How many lines of these entries hold the string "this"? Answer with the number alone.

[Start of MATERIAL]

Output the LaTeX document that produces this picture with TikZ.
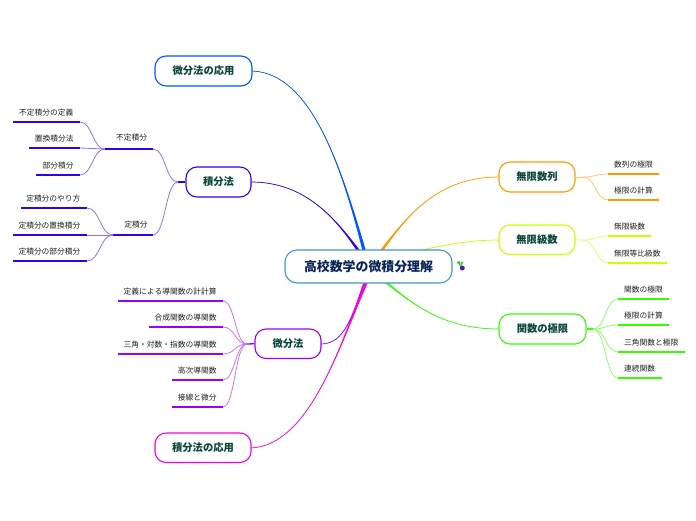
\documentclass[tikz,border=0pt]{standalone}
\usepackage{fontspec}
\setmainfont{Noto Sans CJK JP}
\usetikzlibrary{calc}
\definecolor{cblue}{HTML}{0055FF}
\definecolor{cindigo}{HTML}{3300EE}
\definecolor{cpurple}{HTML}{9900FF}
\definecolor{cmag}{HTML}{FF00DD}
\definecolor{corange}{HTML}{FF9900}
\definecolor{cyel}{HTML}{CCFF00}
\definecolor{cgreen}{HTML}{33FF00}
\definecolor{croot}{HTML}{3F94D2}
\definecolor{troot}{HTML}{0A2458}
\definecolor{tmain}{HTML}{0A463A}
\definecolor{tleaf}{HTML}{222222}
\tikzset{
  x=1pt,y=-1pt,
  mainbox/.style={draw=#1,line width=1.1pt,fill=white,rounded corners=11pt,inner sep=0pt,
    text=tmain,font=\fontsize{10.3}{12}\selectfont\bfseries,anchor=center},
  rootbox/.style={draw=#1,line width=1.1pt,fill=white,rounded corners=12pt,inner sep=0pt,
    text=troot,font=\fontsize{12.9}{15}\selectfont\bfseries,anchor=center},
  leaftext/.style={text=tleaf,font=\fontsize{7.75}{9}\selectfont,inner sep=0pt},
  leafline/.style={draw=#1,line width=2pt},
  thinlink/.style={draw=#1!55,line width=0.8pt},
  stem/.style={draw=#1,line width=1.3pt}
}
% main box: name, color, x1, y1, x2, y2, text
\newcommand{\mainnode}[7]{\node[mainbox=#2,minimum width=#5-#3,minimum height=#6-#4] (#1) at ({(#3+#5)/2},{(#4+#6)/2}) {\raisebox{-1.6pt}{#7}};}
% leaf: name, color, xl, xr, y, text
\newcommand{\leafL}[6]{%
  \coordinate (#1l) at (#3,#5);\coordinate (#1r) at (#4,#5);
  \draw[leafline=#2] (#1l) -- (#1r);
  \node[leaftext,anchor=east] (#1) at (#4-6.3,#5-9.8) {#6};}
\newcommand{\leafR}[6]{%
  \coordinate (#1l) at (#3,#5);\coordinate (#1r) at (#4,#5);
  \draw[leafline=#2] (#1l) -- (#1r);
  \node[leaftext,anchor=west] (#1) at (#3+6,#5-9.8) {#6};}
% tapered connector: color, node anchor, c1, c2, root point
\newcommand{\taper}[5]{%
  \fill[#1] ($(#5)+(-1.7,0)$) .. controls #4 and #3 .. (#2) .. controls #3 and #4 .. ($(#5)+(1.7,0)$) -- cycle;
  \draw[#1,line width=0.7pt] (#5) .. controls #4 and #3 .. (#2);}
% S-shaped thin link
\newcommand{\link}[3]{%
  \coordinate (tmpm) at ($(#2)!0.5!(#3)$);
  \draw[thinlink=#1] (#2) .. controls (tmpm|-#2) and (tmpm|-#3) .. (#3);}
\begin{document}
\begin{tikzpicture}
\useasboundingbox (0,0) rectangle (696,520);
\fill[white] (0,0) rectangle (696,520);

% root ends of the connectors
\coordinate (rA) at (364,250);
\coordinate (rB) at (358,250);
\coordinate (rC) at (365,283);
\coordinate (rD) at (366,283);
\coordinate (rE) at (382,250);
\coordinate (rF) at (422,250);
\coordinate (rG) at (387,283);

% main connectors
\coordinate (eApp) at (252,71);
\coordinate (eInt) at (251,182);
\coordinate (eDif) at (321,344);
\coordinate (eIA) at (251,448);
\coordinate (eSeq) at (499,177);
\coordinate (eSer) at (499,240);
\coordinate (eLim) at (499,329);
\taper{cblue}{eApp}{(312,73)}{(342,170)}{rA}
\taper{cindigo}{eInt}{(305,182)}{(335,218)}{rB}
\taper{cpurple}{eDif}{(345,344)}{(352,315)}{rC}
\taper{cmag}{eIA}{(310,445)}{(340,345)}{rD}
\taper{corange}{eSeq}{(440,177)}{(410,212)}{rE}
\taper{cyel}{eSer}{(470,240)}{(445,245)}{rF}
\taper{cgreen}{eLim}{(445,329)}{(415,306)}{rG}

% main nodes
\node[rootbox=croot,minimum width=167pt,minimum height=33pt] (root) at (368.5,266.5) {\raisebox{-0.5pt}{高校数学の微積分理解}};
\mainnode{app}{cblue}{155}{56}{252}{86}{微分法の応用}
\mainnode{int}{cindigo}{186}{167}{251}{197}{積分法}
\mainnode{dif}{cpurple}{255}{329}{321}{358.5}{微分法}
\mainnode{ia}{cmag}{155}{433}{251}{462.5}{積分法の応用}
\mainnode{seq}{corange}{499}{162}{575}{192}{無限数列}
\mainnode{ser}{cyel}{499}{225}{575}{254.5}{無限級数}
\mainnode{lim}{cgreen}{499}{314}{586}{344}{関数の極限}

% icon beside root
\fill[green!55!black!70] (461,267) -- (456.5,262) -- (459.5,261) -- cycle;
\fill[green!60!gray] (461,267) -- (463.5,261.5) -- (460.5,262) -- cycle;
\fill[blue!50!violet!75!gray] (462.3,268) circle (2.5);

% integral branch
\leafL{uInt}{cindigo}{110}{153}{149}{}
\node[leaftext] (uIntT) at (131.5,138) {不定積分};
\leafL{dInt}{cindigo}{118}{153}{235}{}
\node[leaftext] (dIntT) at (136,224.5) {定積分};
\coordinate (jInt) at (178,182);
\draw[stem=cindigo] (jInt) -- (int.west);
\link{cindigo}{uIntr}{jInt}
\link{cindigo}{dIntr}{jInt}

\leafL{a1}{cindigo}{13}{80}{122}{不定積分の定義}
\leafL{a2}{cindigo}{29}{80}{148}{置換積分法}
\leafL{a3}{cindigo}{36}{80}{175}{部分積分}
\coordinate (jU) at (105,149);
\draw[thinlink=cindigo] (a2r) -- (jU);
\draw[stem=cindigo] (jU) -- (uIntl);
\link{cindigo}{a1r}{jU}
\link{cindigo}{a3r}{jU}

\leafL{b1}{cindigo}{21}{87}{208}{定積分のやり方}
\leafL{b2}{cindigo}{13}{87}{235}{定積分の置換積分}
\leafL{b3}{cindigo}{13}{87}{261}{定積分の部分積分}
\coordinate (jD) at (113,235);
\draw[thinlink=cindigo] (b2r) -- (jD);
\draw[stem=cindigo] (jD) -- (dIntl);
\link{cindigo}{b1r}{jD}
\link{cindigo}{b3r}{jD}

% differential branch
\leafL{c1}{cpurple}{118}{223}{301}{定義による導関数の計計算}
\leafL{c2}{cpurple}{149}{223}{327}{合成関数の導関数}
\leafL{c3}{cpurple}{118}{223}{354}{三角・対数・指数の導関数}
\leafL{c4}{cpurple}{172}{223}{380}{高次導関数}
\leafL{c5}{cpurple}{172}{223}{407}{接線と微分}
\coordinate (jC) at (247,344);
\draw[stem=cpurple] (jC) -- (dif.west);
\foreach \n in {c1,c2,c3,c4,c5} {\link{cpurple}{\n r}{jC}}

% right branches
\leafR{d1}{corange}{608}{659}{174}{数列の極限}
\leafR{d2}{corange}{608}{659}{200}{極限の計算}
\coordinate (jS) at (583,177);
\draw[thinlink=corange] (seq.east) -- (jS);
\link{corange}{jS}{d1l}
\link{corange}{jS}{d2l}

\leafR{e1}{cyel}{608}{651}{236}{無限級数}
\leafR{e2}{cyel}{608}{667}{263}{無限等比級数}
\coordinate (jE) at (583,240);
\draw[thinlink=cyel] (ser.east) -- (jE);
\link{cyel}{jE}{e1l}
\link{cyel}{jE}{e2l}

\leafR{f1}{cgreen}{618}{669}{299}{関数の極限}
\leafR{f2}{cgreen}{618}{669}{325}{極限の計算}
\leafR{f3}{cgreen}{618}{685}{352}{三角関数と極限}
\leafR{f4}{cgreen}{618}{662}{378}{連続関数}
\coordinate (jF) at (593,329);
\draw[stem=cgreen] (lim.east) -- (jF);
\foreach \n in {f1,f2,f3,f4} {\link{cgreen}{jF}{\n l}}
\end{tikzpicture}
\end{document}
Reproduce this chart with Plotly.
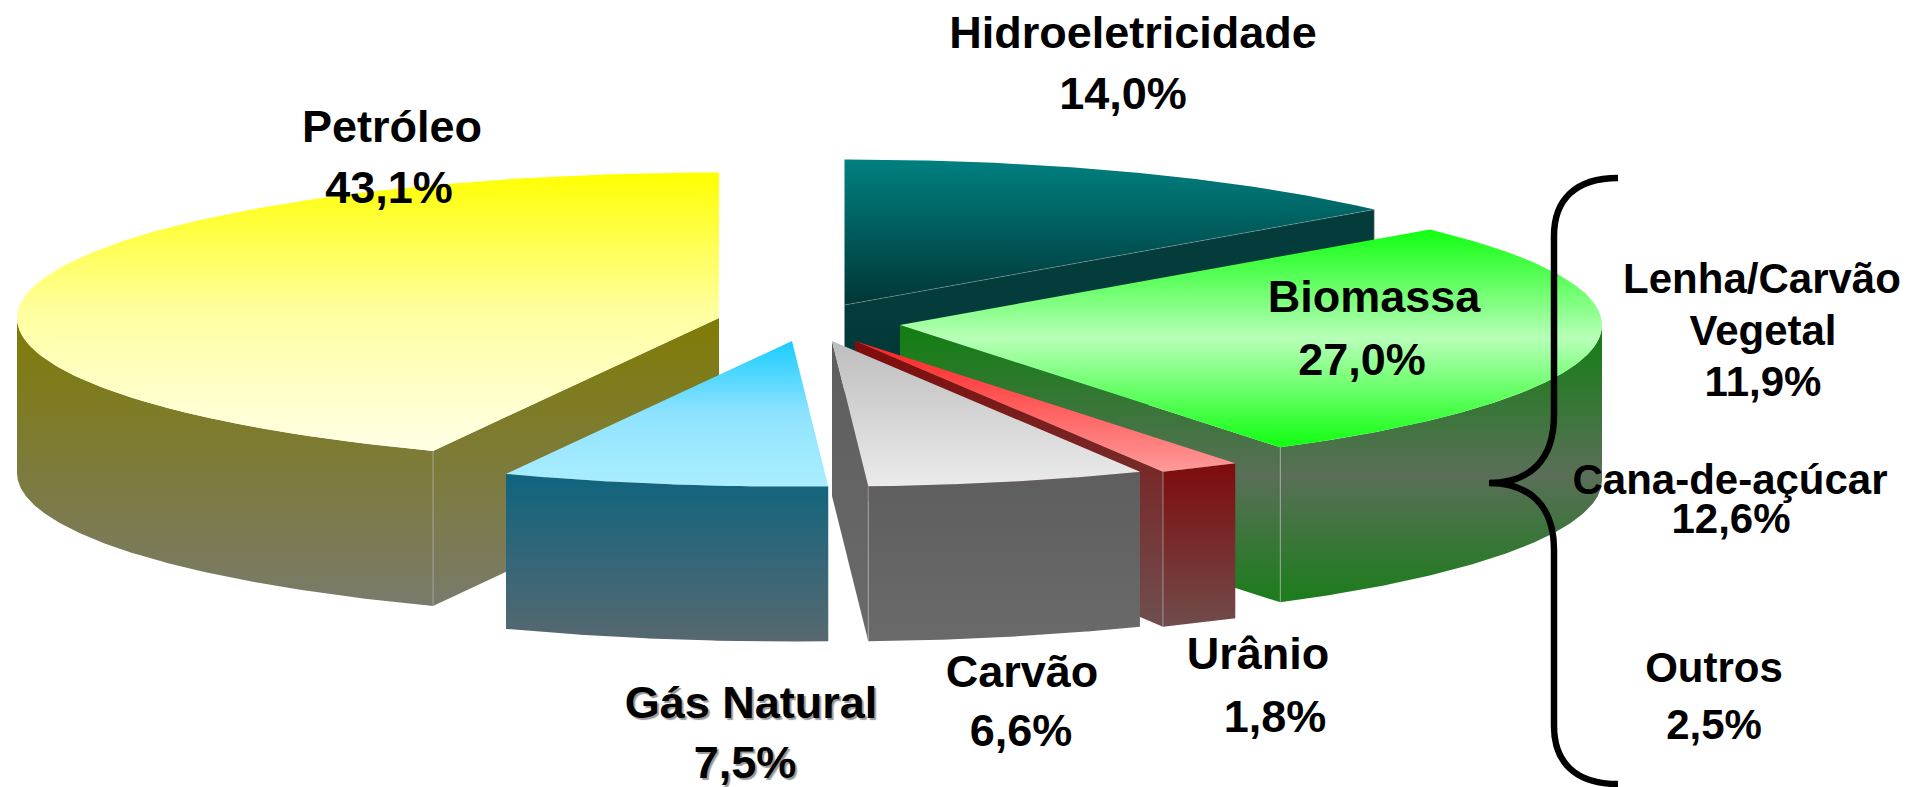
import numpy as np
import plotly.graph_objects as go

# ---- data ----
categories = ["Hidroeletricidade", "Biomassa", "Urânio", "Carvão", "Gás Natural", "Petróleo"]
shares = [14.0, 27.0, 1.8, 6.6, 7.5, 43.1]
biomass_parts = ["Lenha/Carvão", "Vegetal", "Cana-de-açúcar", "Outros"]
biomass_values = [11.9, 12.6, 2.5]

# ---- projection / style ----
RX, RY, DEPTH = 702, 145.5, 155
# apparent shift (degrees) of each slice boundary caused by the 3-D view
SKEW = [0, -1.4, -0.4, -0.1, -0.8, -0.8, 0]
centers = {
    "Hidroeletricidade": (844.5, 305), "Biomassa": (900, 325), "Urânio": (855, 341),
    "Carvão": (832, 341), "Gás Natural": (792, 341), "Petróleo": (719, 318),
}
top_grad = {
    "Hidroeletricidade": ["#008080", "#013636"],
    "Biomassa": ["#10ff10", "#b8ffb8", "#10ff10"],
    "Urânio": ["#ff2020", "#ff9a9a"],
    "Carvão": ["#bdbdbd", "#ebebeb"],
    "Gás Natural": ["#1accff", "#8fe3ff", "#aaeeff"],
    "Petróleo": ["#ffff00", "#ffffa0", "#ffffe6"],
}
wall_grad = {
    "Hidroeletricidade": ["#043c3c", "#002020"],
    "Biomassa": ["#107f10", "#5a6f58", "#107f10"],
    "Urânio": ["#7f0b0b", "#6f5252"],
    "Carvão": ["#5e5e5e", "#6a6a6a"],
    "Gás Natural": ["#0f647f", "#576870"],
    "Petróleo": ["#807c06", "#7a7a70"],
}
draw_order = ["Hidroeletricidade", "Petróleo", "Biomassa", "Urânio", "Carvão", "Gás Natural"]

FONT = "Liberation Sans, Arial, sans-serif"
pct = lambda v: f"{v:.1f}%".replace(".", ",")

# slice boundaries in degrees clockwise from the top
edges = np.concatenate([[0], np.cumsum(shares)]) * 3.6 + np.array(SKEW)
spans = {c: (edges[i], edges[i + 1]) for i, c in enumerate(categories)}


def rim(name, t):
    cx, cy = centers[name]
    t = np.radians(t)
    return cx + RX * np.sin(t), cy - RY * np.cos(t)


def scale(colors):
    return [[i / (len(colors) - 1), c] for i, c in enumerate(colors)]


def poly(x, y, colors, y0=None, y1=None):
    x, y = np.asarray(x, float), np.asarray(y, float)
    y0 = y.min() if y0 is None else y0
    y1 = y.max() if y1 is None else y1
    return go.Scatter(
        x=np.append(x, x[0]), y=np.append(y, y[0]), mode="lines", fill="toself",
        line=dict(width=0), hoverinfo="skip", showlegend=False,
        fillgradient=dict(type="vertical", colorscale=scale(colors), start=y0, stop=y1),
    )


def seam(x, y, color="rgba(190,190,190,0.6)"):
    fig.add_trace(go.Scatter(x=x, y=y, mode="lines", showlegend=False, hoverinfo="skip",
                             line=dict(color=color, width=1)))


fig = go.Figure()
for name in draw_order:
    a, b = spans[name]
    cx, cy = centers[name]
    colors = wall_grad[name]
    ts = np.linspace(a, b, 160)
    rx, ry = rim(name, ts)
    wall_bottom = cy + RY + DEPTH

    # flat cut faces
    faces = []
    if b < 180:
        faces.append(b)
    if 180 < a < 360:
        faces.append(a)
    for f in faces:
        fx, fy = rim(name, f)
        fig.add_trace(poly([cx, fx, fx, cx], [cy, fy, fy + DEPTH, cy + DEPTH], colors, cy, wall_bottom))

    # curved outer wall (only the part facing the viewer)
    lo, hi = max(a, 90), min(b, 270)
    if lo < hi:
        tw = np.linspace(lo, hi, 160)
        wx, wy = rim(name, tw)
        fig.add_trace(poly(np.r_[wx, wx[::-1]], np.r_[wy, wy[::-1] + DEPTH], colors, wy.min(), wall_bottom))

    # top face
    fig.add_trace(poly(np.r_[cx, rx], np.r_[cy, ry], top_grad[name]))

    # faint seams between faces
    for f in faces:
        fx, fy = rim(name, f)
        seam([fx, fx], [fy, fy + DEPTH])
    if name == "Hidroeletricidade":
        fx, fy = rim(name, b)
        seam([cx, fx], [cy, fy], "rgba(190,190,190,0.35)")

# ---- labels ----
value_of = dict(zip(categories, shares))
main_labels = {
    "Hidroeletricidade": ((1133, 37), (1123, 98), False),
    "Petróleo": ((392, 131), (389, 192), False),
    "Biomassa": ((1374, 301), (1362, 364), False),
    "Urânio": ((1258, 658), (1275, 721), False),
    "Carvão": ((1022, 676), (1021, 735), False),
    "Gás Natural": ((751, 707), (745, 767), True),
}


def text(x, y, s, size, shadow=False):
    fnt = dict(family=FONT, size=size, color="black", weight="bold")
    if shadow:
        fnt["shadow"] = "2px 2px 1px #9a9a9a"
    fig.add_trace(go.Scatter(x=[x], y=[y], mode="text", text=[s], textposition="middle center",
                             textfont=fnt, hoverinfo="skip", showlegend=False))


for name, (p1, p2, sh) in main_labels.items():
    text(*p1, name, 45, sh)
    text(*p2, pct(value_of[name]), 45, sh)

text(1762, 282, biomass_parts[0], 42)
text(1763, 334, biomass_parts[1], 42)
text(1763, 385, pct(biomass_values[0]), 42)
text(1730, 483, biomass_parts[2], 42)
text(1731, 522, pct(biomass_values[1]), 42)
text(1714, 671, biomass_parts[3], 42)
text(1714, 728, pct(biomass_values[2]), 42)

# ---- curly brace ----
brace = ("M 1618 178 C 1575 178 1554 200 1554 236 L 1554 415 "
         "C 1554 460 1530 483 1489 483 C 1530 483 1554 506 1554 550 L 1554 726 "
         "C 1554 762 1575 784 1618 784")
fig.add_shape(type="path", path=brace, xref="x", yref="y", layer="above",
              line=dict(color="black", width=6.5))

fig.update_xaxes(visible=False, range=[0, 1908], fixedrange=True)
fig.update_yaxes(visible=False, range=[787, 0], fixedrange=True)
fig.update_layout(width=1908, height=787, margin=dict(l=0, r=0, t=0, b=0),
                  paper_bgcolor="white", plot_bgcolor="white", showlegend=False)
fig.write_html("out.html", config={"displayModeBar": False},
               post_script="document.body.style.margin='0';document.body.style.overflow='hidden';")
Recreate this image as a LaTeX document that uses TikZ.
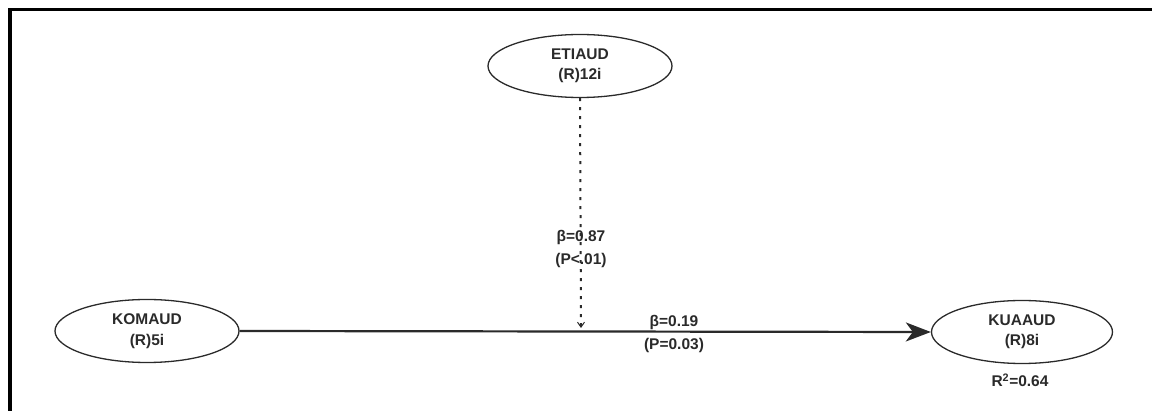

[End of MATERIAL]

FULL RESPONSE | 3